Antibiotics: €13 million to step up EU research on antibiotic resistance
Today 200 scientists meet in Rome at the EU conference on “The Role of Research in Combating Antibiotic Resistance”. It was organised by the European Commission together with the European Society of Clinical Microbiology and Infectious Diseases (ESCMID).
Antibiotics, once hailed as a panacea to combat bacterial infections, seem to be more and more ineffective. The human body is responding less and less to antibiotics. New, more dangerous diseases, stubbornly resisting their power, are developing.
The aim of the conference is to identify future research priorities to tackle the problem of anti-bacterial resistance and human health, addressing both basic and clinical research. At the same time, the Commission is announcing that it will invest €6 million to support two major research projects in this field, with a total project budget of €12.6 million from the first call for proposals in the Sixth Research Framework Programme (2002-2006).
One of these projects looks into resistance to the major class of antibiotics in clinical use, while the other project investigates basic molecular mechanisms of resistance. The projects are being negotiated and will start in a few weeks after signing of contracts.

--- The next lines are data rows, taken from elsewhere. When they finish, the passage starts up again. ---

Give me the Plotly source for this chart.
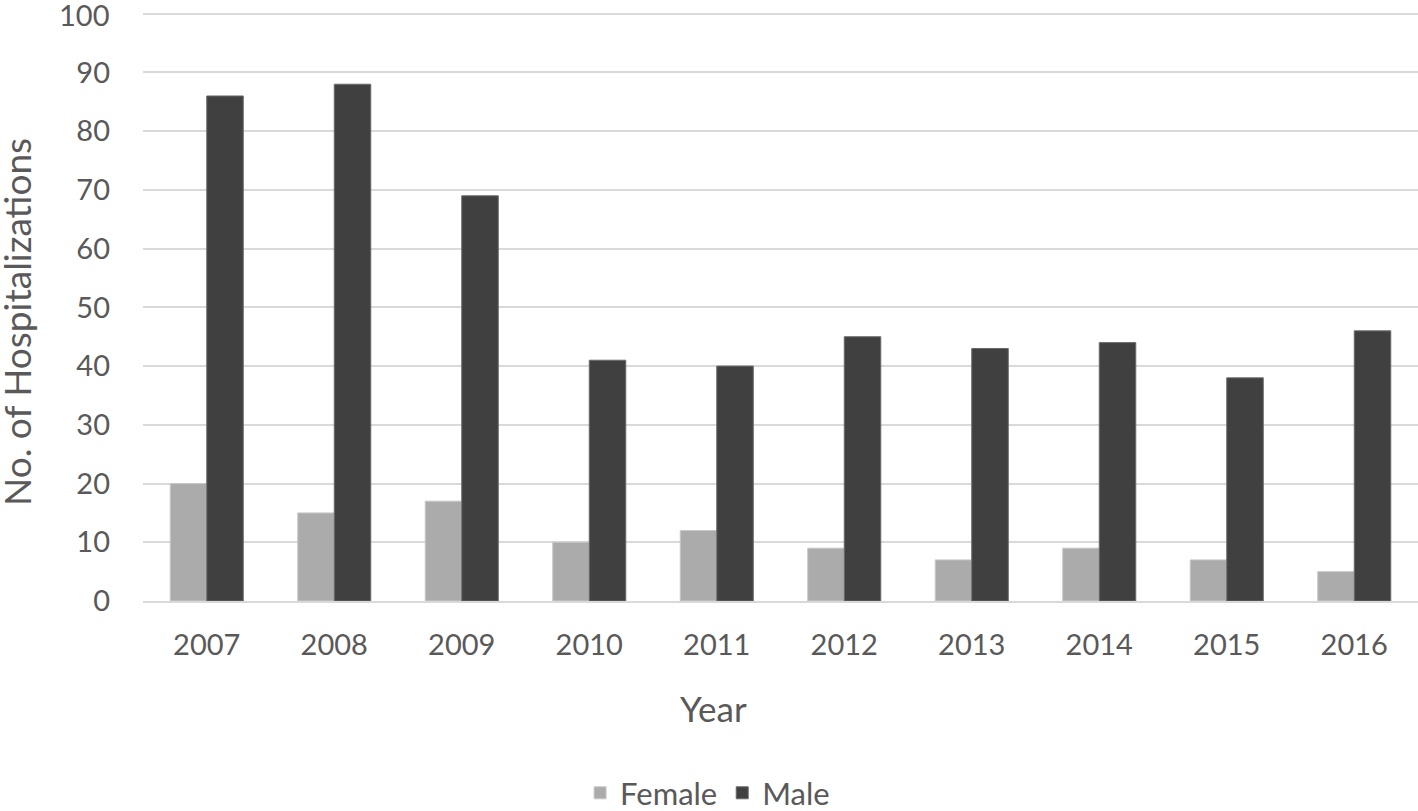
import plotly.graph_objects as go

years = ["2007", "2008", "2009", "2010", "2011", "2012", "2013", "2014", "2015", "2016"]
female = [20, 15, 17, 10, 12, 9, 7, 9, 7, 5]
male = [86, 88, 69, 41, 40, 45, 43, 44, 38, 46]
y_ticks = [0, 10, 20, 30, 40, 50, 60, 70, 80, 90, 100]

FONT = "Lato, 'Open Sans', sans-serif"
TXT = "#595959"

fig = go.Figure()
fig.add_trace(go.Bar(x=years, y=female, name="Female",
                     marker=dict(color="#ababab", line=dict(color="#c8c8c8", width=1))))
fig.add_trace(go.Bar(x=years, y=male, name="Male",
                     marker=dict(color="#404040", line=dict(color="#6a6a6a", width=1))))

W, H = 1418, 811
L, R, T, B = 143, 0, 12, 210

# top tick label drawn as annotation (plotly hides it when it touches the page edge)
tick_text = [str(v) for v in y_ticks[:-1]] + [""]

fig.update_layout(
    width=W, height=H,
    margin=dict(l=L, r=R, t=T, b=B, autoexpand=False),
    paper_bgcolor="white", plot_bgcolor="white",
    barmode="group", bargap=0.427, bargroupgap=0,
    font=dict(family=FONT, color=TXT, size=29),
    showlegend=True,
    legend=dict(orientation="h", xref="container", yref="container",
                x=0.499, xanchor="center", y=0.022, yanchor="middle",
                font=dict(size=31, color=TXT), itemwidth=30, traceorder="normal"),
    xaxis=dict(showgrid=False, showline=True, linecolor="#d9d9d9", linewidth=2,
               ticks="", tickfont=dict(size=29, color=TXT), ticklabelstandoff=17),
    yaxis=dict(range=[0, 100.3], tickvals=y_ticks, ticktext=tick_text, showgrid=True,
               gridcolor="#d9d9d9", gridwidth=2, zeroline=False, showline=False, ticks="",
               tickfont=dict(size=29, color=TXT), ticklabelstandoff=32),
    annotations=[
        dict(text=str(y_ticks[-1]), xref="paper", yref="y", x=0, y=y_ticks[-1],
             xanchor="right", yanchor="middle", xshift=-32, yshift=-1, showarrow=False,
             font=dict(size=29, color=TXT)),
        dict(text="Year", xref="paper", yref="paper",
             x=(713 - L) / (W - L - R), y=-(708 - (H - B)) / (H - T - B),
             xanchor="center", yanchor="middle", showarrow=False,
             font=dict(size=35, color=TXT)),
        dict(text="No. of Hospitalizations", xref="paper", yref="paper",
             x=-(L - 16) / (W - L - R), y=(H - B - 322) / (H - T - B),
             xanchor="center", yanchor="middle", showarrow=False, textangle=-90,
             font=dict(size=37, color=TXT)),
    ],
)

fig.write_html("out.html", config={"displayModeBar": False},
               post_script="document.body.style.margin='0px';document.body.style.overflow='hidden';")
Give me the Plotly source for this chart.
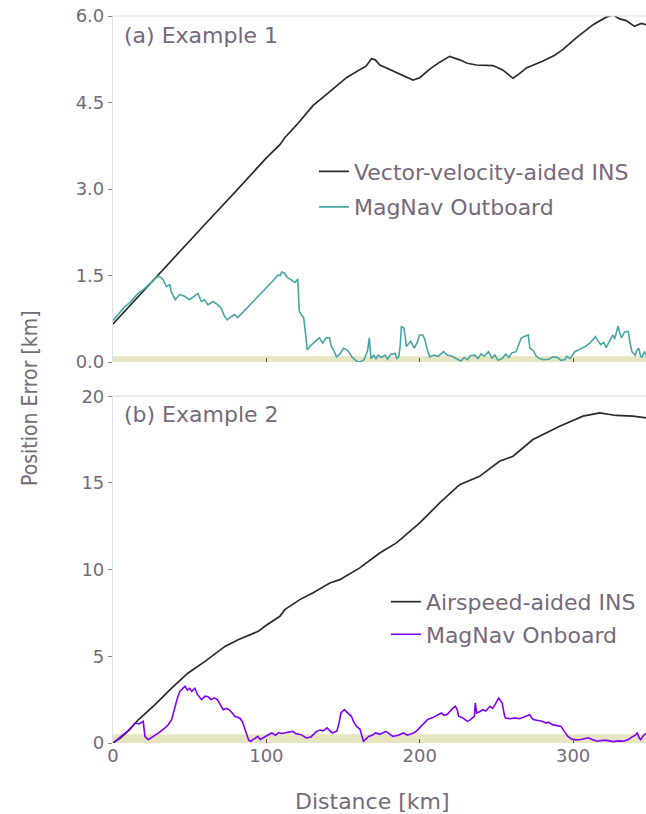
import plotly.graph_objects as go

# ---------------- data ----------------
ins1_x = [0, 20, 40, 60, 80, 100, 108.8, 112, 120, 130.5, 140, 152.2, 160.9, 165, 168.5, 171, 174,
          178.3, 187, 195.6, 200, 206.5, 213, 219.5, 226, 231, 236.9, 247.8, 254.3, 260.8, 265, 269.5,
          280.3, 288, 293.4, 302, 313, 321.6, 326, 330.3, 334.6, 340, 344.4, 347.5]
ins1_y = [0.66, 1.24, 1.81, 2.39, 2.96, 3.54, 3.77, 3.89, 4.12, 4.45, 4.66, 4.93, 5.07, 5.13, 5.26, 5.24, 5.15,
          5.10, 5.00, 4.89, 4.93, 5.08, 5.20, 5.30, 5.24, 5.18, 5.15, 5.14, 5.06, 4.92, 5.00, 5.10,
          5.22, 5.32, 5.42, 5.62, 5.85, 5.98, 6.02, 5.95, 5.92, 5.82, 5.87, 5.85]

mag1_x = [0, 1.2, 4, 7.7, 11, 16.3, 20, 24, 29.3, 31, 32.6, 34.8, 37, 38, 40.6, 43.4, 46.7, 49.9, 53.2,
          55.4, 57.6, 59.7, 61.9, 65.2, 68.4, 70.6, 72.8, 74.6, 77.2, 79.3, 81.3, 85, 90, 95, 100, 104,
          107.7, 109, 110, 111.9, 113.5, 115.3, 118.7, 120.5, 121.4, 122.7, 124.3, 125.5, 126.6, 129, 132,
          134.5, 136.7, 139, 141.2, 142.3, 144, 145.7, 148, 150.2, 152, 153.6, 156, 159.2, 161, 163.7, 166,
          167.1, 168.2, 170, 171.5, 172.7, 175, 177.3, 179, 181, 184, 185, 186.3, 187.3, 188, 189.6, 190.5,
          191.2, 194.1, 196.4, 198.5, 199.8, 202, 203.5, 204.3, 206.5, 209, 212, 215.5, 218, 221, 224,
          226.8, 229, 231, 233, 235.8, 238, 240, 242, 244.8, 247, 249, 251, 253.8, 256, 258, 260, 262.8,
          264.5, 266.2, 270.7, 271.8, 274, 276, 278, 280.9, 284, 287, 289.9, 292, 294.4, 296, 298, 301.1,
          304, 307.9, 311, 314.6, 316.5, 318, 320, 321.5, 323.6, 325.9, 327, 329.3, 330.5, 331.5, 333.5,
          336, 337, 338.3, 340.5, 341.5, 342.8, 344, 345, 346.5, 347.5]
mag1_y = [0.72, 0.76, 0.85, 0.96, 1.03, 1.19, 1.26, 1.36, 1.49, 1.47, 1.43, 1.31, 1.34, 1.22, 1.08, 1.17,
          1.14, 1.08, 1.14, 1.19, 1.05, 1.08, 0.99, 1.05, 0.99, 0.93, 0.79, 0.73, 0.79, 0.82, 0.77, 0.87,
          1.01, 1.15, 1.29, 1.40, 1.51, 1.50, 1.56, 1.54, 1.47, 1.44, 1.38, 1.44, 0.89, 0.82, 0.77, 0.50,
          0.21, 0.29, 0.36, 0.42, 0.33, 0.42, 0.42, 0.27, 0.20, 0.09, 0.14, 0.24, 0.22, 0.18, 0.08, 0.01,
          0.00, 0.04, 0.20, 0.42, 0.06, 0.12, 0.05, 0.12, 0.08, 0.12, 0.05, 0.13, 0.15, 0.06, 0.09, 0.30,
          0.62, 0.59, 0.45, 0.27, 0.36, 0.24, 0.35, 0.47, 0.47, 0.38, 0.27, 0.09, 0.12, 0.10, 0.18, 0.12,
          0.10, 0.06, 0.02, 0.08, 0.04, 0.11, 0.12, 0.06, 0.14, 0.10, 0.18, 0.07, 0.12, 0.03, 0.06, 0.14,
          0.08, 0.16, 0.18, 0.30, 0.42, 0.47, 0.24, 0.20, 0.10, 0.06, 0.04, 0.05, 0.09, 0.08, 0.03, 0.04,
          0.10, 0.06, 0.18, 0.22, 0.27, 0.33, 0.44, 0.35, 0.30, 0.34, 0.25, 0.36, 0.47, 0.40, 0.62, 0.50,
          0.42, 0.52, 0.53, 0.35, 0.18, 0.12, 0.20, 0.24, 0.10, 0.09, 0.18, 0.12]

ins2_x = [0, 5, 10, 16.5, 27.4, 38.2, 49, 60, 73, 81.6, 94.7, 99, 108.8, 112, 121.8, 130.5, 141.4, 147.9,
          160.9, 173.9, 184.8, 200, 213, 226, 239, 252, 260.8, 273.8, 291.2, 306.4, 317.3, 328, 339, 347.5]
ins2_y = [0.0, 0.3, 0.7, 1.34, 2.21, 3.17, 4.04, 4.71, 5.57, 5.96, 6.44, 6.73, 7.31, 7.69, 8.27, 8.66, 9.23,
          9.42, 10.1, 10.96, 11.54, 12.69, 13.85, 14.9, 15.38, 16.25, 16.54, 17.5, 18.27, 18.85, 19.04,
          18.89, 18.85, 18.75]

mag2_x = [0, 3, 6, 9, 12, 14.3, 17, 19.7, 20.3, 20.8, 23, 25, 27.4, 30, 33.9, 36, 38.2, 40.4, 42, 43.6, 45,
          46.9, 48.5, 50, 51.3, 53.4, 55, 57.8, 60, 62, 64, 66, 68, 69.7, 71.9, 74, 76, 78, 79.5, 81, 83,
          84.5, 86, 88.5, 89.8, 92, 94.4, 96, 98, 100, 103.4, 106, 108, 110, 113, 117, 119, 122.6, 126,
          129, 132.8, 135, 137, 139.5, 142.9, 146, 147.5, 148.6, 150.8, 153, 155.4, 157, 158.8, 161, 162.3,
          163.3, 166.7, 169, 171.2, 174, 177.9, 180, 182.5, 186, 189.3, 192, 196, 198, 200, 203, 205, 208,
          211, 214.1, 216, 218, 221, 223.2, 224.5, 225.4, 228, 231, 233, 235.6, 236.2, 237.1, 239, 241.2,
          243, 245.8, 247.5, 249, 251.4, 253, 253.7, 255.2, 255.9, 259, 262, 265, 268, 271.7, 273, 274,
          277, 279.7, 282.5, 284, 286.4, 289, 292.1, 294, 296.6, 298.9, 302, 305, 308, 310, 313, 315.8,
          319, 322, 326, 330, 333, 336, 338.4, 340.5, 341.8, 343, 344, 346, 347.5]
mag2_y = [0.0, 0.2, 0.45, 0.65, 0.9, 1.15, 1.1, 1.25, 0.8, 0.38, 0.19, 0.3, 0.48, 0.6, 0.87, 1.05, 1.34,
          2.11, 2.6, 2.98, 3.1, 3.27, 3.05, 3.15, 2.98, 3.15, 2.8, 2.5, 2.7, 2.67, 2.5, 2.6, 2.5, 2.21, 1.92,
          2.0, 1.9, 1.7, 1.53, 1.5, 1.4, 1.2, 0.8, 0.15, 0.1, 0.25, 0.38, 0.2, 0.3, 0.4, 0.58, 0.45, 0.6,
          0.55, 0.62, 0.67, 0.55, 0.48, 0.29, 0.35, 0.67, 0.75, 0.7, 0.87, 0.58, 0.7, 1.2, 1.73, 1.92, 1.75,
          1.54, 1.2, 0.96, 0.8, 0.4, 0.1, 0.38, 0.45, 0.58, 0.5, 0.67, 0.55, 0.38, 0.45, 0.58, 0.45, 0.58,
          0.7, 0.9, 1.15, 1.35, 1.45, 1.6, 1.73, 1.6, 1.65, 1.95, 2.12, 1.9, 1.54, 1.45, 1.25, 1.35, 1.54,
          2.31, 1.73, 1.8, 1.92, 1.85, 2.12, 2.0, 2.2, 2.6, 2.4, 2.31, 1.6, 1.44, 1.4, 1.45, 1.4, 1.5, 1.63,
          1.45, 1.35, 1.3, 1.25, 1.15, 1.2, 1.06, 1.0, 0.96, 0.7, 0.38, 0.23, 0.18, 0.2, 0.28, 0.3, 0.18,
          0.1, 0.15, 0.15, 0.08, 0.12, 0.1, 0.2, 0.35, 0.45, 0.58, 0.3, 0.19, 0.45, 0.55]

band_top = [0.1, 0.5]          # shaded accuracy band height in each panel [km]
x_ticks = [0, 100, 200, 300]
y1_ticks = [0, 1.5, 3, 4.5, 6]
y1_text = ["0.0", "1.5", "3.0", "4.5", "6.0"]
y2_ticks = [0, 5, 10, 15, 20]
x_range = [0, 347.5]

# ---------------- styling ----------------
TXT = "#76697d"
FONT = "DejaVu Sans"
BLACK = "#2b2b2b"
TEAL = "#48a6a6"
PURPLE = "#7f00ff"
BAND = "#e7e5bf"
SPINE = "#dbe1eb"

fig = go.Figure()
fig.add_trace(go.Scatter(x=ins1_x, y=ins1_y, mode="lines", name="Vector-velocity-aided INS",
                         line=dict(color=BLACK, width=1.7), xaxis="x", yaxis="y", legend="legend",
                         legendgroup="a1"))
fig.add_trace(go.Scatter(x=mag1_x, y=mag1_y, mode="lines", name="MagNav Outboard",
                         line=dict(color=TEAL, width=1.6), xaxis="x", yaxis="y", legend="legend",
                         legendgroup="a2"))
fig.add_trace(go.Scatter(x=ins2_x, y=ins2_y, mode="lines", name="Airspeed-aided INS",
                         line=dict(color=BLACK, width=1.7), xaxis="x2", yaxis="y2", legend="legend2",
                         legendgroup="b1"))
fig.add_trace(go.Scatter(x=mag2_x, y=mag2_y, mode="lines", name="MagNav Onboard",
                         line=dict(color=PURPLE, width=1.6), xaxis="x2", yaxis="y2", legend="legend2",
                         legendgroup="b2"))

shapes = []
for yref, top in (("y", band_top[0]), ("y2", band_top[1])):
    shapes.append(dict(type="rect", xref="x domain" if yref == "y" else "x2 domain", yref=yref,
                       x0=0, x1=1, y0=0, y1=top, fillcolor=BAND, line=dict(width=0), layer="below"))
for yd in ("y domain", "y2 domain"):
    shapes.append(dict(type="line", xref="paper", yref=yd, x0=0, x1=1, y0=1, y1=1,
                       line=dict(color=SPINE, width=1.2)))

axis_common = dict(showgrid=False, zeroline=False)
fig.update_layout(
    width=646, height=814, autosize=False,
    margin=dict(l=113, r=0, t=16, b=71),
    paper_bgcolor="white", plot_bgcolor="white",
    font=dict(family=FONT, color=TXT, size=18),
    xaxis=dict(domain=[0, 1], anchor="y", range=x_range, tickvals=x_ticks, showticklabels=False,
               ticks="inside", ticklen=4, tickcolor="#555555", showline=False, **axis_common),
    xaxis2=dict(domain=[0, 1], anchor="y2", range=x_range, tickvals=x_ticks,
                ticks="inside", ticklen=4, tickcolor="#555555", showline=False,
                tickfont=dict(size=18, color=TXT, family=FONT), **axis_common),
    yaxis=dict(domain=[0.524, 1], anchor="x", range=[0, 6], tickvals=y1_ticks, ticktext=y1_text,
               ticks="outside", ticklen=4, tickcolor="#8a8a8a", showline=True, linecolor=SPINE,
               linewidth=1.2, tickfont=dict(size=18, color=TXT, family=FONT), **axis_common),
    yaxis2=dict(domain=[0, 0.477], anchor="x2", range=[0, 20], tickvals=y2_ticks,
                ticks="outside", ticklen=4, tickcolor="#8a8a8a", showline=True, linecolor=SPINE,
                linewidth=1.2, tickfont=dict(size=18, color=TXT, family=FONT), **axis_common),
    legend=dict(x=0.377, y=0.815, xanchor="left", yanchor="top", bgcolor="rgba(0,0,0,0)",
                font=dict(size=22, color=TXT, family=FONT), tracegroupgap=4),
    legend2=dict(x=0.512, y=0.223, xanchor="left", yanchor="top", bgcolor="rgba(0,0,0,0)",
                 font=dict(size=22, color=TXT, family=FONT), tracegroupgap=1),
    shapes=shapes,
    annotations=[
        dict(text="(a) Example 1", xref="paper", yref="paper", x=0.017, y=0.9725,
             xanchor="left", yanchor="middle", showarrow=False, font=dict(size=22, color=TXT, family=FONT)),
        dict(text="(b) Example 2", xref="paper", yref="paper", x=0.017, y=0.4525,
             xanchor="left", yanchor="middle", showarrow=False, font=dict(size=22, color=TXT, family=FONT)),
        dict(text="Distance [km]", xref="paper", yref="paper", x=(372 - 113) / 533, y=-0.08,
             xanchor="center", yanchor="middle", showarrow=False, font=dict(size=22, color=TXT, family=FONT)),
        dict(text="Position Error [km]", xref="paper", yref="paper", x=(30 - 113) / 533, y=(743 - 398) / 727,
             xanchor="center", yanchor="middle", textangle=-90, showarrow=False,
             font=dict(size=21, color=TXT, family="Liberation Sans Narrow, DejaVu Sans Condensed, Roboto Condensed, sans-serif")),
    ],
)

fig.write_html("out.html")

“People trust antibiotics to cure almost any kind of disease: unfortunately, as recent outbreaks of Severe Acute Respiratory Syndrome (SARS) show, this is not the case,” says European Research Commissioner Philippe Busquin.
“Antibiotic resistance is therefore the focus of research within the EU scientific funding programmes. More research for the benefit of patients is needed to make use of the wealth of information provided by more than 140 bacterial genomes known today. We must also make sure that the pharmaceutical industry continues its research into the development of new antibiotics. With more than €100 million invested by the EU over the last four years in this field, we have supported more than 80 research projects on antimicrobial resistance. We will keep up the fight to find innovative answers to this problem.”
Once “wonder drugs” ineffective today
Infectious diseases have the potential, like no other group of diseases, to spread rapidly over large distances in a short time. If no effective tools for treatment and prevention are available, they can dramatically change the lives of people and destabilise societies. The first antibiotic drugs became available in the wake of the Second World War, to save soldiers from deadly wounds. These powerful drugs soon became known as “wonder drugs” and were generously prescribed against minor bacterial infections or even viral infections, against which they have never been effective. Today, we pay the price for this complacency. In a recent Eurobarometer survey, Europeans were asked about their ‘antibiotic habits’: 38% of EU citizens had taken antibiotics in the last 12 months (45% of French and Spaniards but only 22% of Danes) out of whom 93% had a prescription.
Due to overuse and mis-use of these drugs, bacterial resistance to antibiotics is now accelerating at a disturbing rate worldwide. Previously effective antibiotics have lost their powers against a steadily growing list of resistant pathogens. As a result, the arsenal against severe, and often lethal, infectious diseases, like tuberculosis and pneumonia is rapidly diminishing.
Are pharmaceutical companies reluctant to invest in research?
Many pharmaceutical companies have pulled out from investments into research on new antimicrobial drugs. The expected sales revenues are no longer sufficient to make up for the costs linked to the development of these drugs. Many companies have instead refocused their efforts on the more profitable treatments for chronic diseases rather than short-course therapies for infections. This has contributed to making the situation worse.
On the other hand, considerable progress has been made in recent years to address these problems thanks to gene technology. Today, more than 140 bacterial genomes are known. However, knowledge of the genetic code of an organism does not in itself generate new drugs. In the light of these developments, plans for how to make the most of European-led research in the fight against antibiotic resistance need to be drawn up. Scientists from various related disciplines will discuss some of the more burning issues at the Antibiotic Resistance conference in Rome from 28-30 November. A report and results will be published after the conference.
New research projects to be launched
Two research projects emerging from the first call for proposals on antibiotic resistance will start their work in early 2004 after signing of contracts. Both aim at a better understanding of fundamental mechanisms of resistance, which will be a necessity for future drug development.
One of these projects will look into how resistance to the major class of antibiotics in clinical use, the ?-lactam antibiotics, arises in some of the most severe hospital and community-spread infections.
The second project also looks at basic molecular mechanisms of resistance, but here the focus is specifically on Streptococcus pneumoniae, for two reasons. The first is that it is the major cause of life-threatening pneumonia, septicaemia and meningitis. The other is that it is also the major cause of milder upper respiratory tract infections and large amounts of antibiotics are therefore consumed every year to treat these infections. The project will study how the bacteria manage to survive, grow and spread in the presence of an antibiotic and what factors determine whether an infection will be mild or severe.
Both projects were selected from the first call for proposals addressing various topics of antimicrobial resistance within the EU Sixth Research Framework Programme and will be presented in more detail in Rome. Three further calls will continue to strengthen the European Research Area on antimicrobial resistance research.